Since these sensor contact movement updates were coming through React context, I figured I needed to keep track of the interpolated values using React state, which means I need a custom hook to store and calculate these values. Enter: useInterpolate
.
useInterpolate
This hook uses a number of sub-hooks. The first is pretty simple: usePrevious
function usePrevious(value) {
// The ref object is a generic container whose current property is mutable ...
// ... and can hold any value, similar to an instance property on a class
const ref = useRef([value])
// Store current value in ref
useEffect(() => {
ref.current.unshift(value)
ref.current = ref.current.slice(0, 2)
}, [value]) // Only re-run if value changes
// Return previous value (happens before update in useEffect above)
return ref.current[1] || ref.current[0]
}
This hook keeps track of the previous value of a variable, updating it’s own cache whenever the variable changes. This is used to see what the previous location of the sensor contacts was before they were animated to their new location.
useAnimationFrame
updates the state at 60fps so we can have the smooth animation.
const useAnimationFrame = (callback, active = true) => {
const callbackRef = useRef(callback)
const time = useRef(performance.now())
useLayoutEffect(() => {
callbackRef.current = callback
}, [callback]) // eslint-disable-line react-hooks/exhaustive-deps
const frameRef = useRef()
useLayoutEffect(() => {
const loop = now => {
const diff = now - (time.current || now - 16)
time.current = now
frameRef.current = requestAnimationFrame(loop)
const cb = callbackRef.current
cb(diff)
}
if (active) {
time.current = performance.now()
frameRef.current = requestAnimationFrame(loop)
} else {
cancelAnimationFrame(frameRef.current)
}
return () => cancelAnimationFrame(frameRef.current)
}, [active])
}
You provide it with a callback, and it runs that callback as fast as it can, up to 60 frames per second. This “as fast as it can” is an important thing to note. If the operation takes more than 16 milliseconds to run, then the framerate will drop.

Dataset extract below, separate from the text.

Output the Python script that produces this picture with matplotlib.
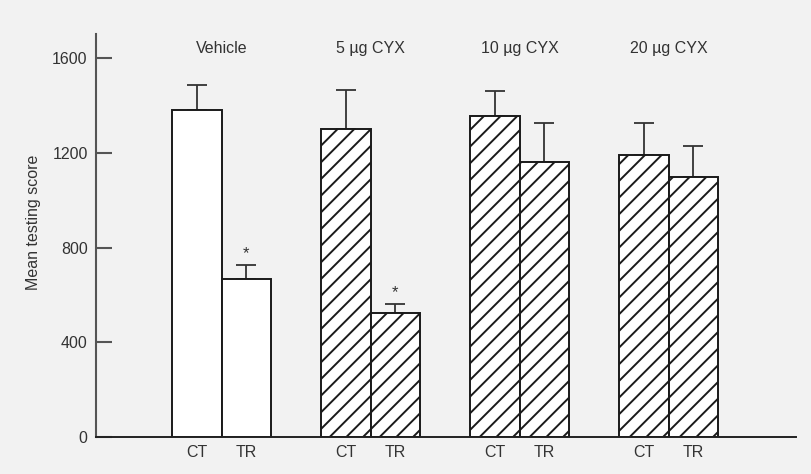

Finally, the completed useInterpolate
which brings it all together.
function lerp(v0, v1, t) {
return v0 * (1 - t) + v1 * t
}
function useInterpolate(inputs, interval) {
const [contacts, setContacts] = useState(inputs)
const endTime = useRef(Date.now() + interval)
const previousInputs = usePrevious(inputs)
const inputsRef = useRef(inputs)
useEffect(() => {
endTime.current = Date.now() + interval
inputsRef.current = inputs
}, [inputs, interval]) // eslint-disable-line react-hooks/exhaustive-deps
useAnimationFrame(() => {
let t = Math.max(
0,
Math.min(1, Math.abs(1 - (endTime.current - Date.now()) / interval))
)
const contactIds = contacts.map(c => c.id)
const inputObj = inputsRef.current.reduce(
(acc, c) => ({ ...acc, [c.id]: c }),
{}
)
const previousInputObj = previousInputs.reduce(
(acc, c) => ({ ...acc, [c.id]: c }),
{}
)
const inputIds = Object.keys(inputObj)
const newContacts = inputsRef.current.filter(
({ id }) => contactIds.indexOf(id) === -1
)
const filteredContacts = contacts
.filter(({ id }) => inputIds.indexOf(id) > -1)
.map(c => {
if (!previousInputObj[c.id] || !inputObj[c.id]) return null
return {
...c,
...inputObj[c.id],
position: {
x: lerp(
previousInputObj[c.id].position.x,
inputObj[c.id].position.x,
t
),
y: lerp(
previousInputObj[c.id].position.y,
inputObj[c.id].position.y,
t
),
},
}
})
.filter(Boolean)
setContacts(newContacts.concat(filteredContacts))
})
return contacts
}
I don’t even want to talk about what’s going on here. It’s a mess. There’s crazy loops and so much state being thrown around. The good news is that I got it working; the bad news is that it doesn’t work well. You see, all the stuff I’ve got going on inside useAnimationFrame
takes longer than 16 milliseconds to run, so it’s slow and choppy, especially as the number of contacts increases.
This is my opus. It’s so confusing that even I can’t decipher it now.
The Elegant Solution
As I was playing around with this, I wondered if I had any other tools at my disposal that could make this work better. As it turns out, there were! There is an excellent feature of web browsers that has LERP-ing built-in!
CSS Transitions.
Here’s the final code for interpolating values:
.contact {
transition: transform 50ms linear;
}
And here’s what it looks like:
Lesson learned: Sometimes, you can do it simpler and faster. Strive to find those solutions.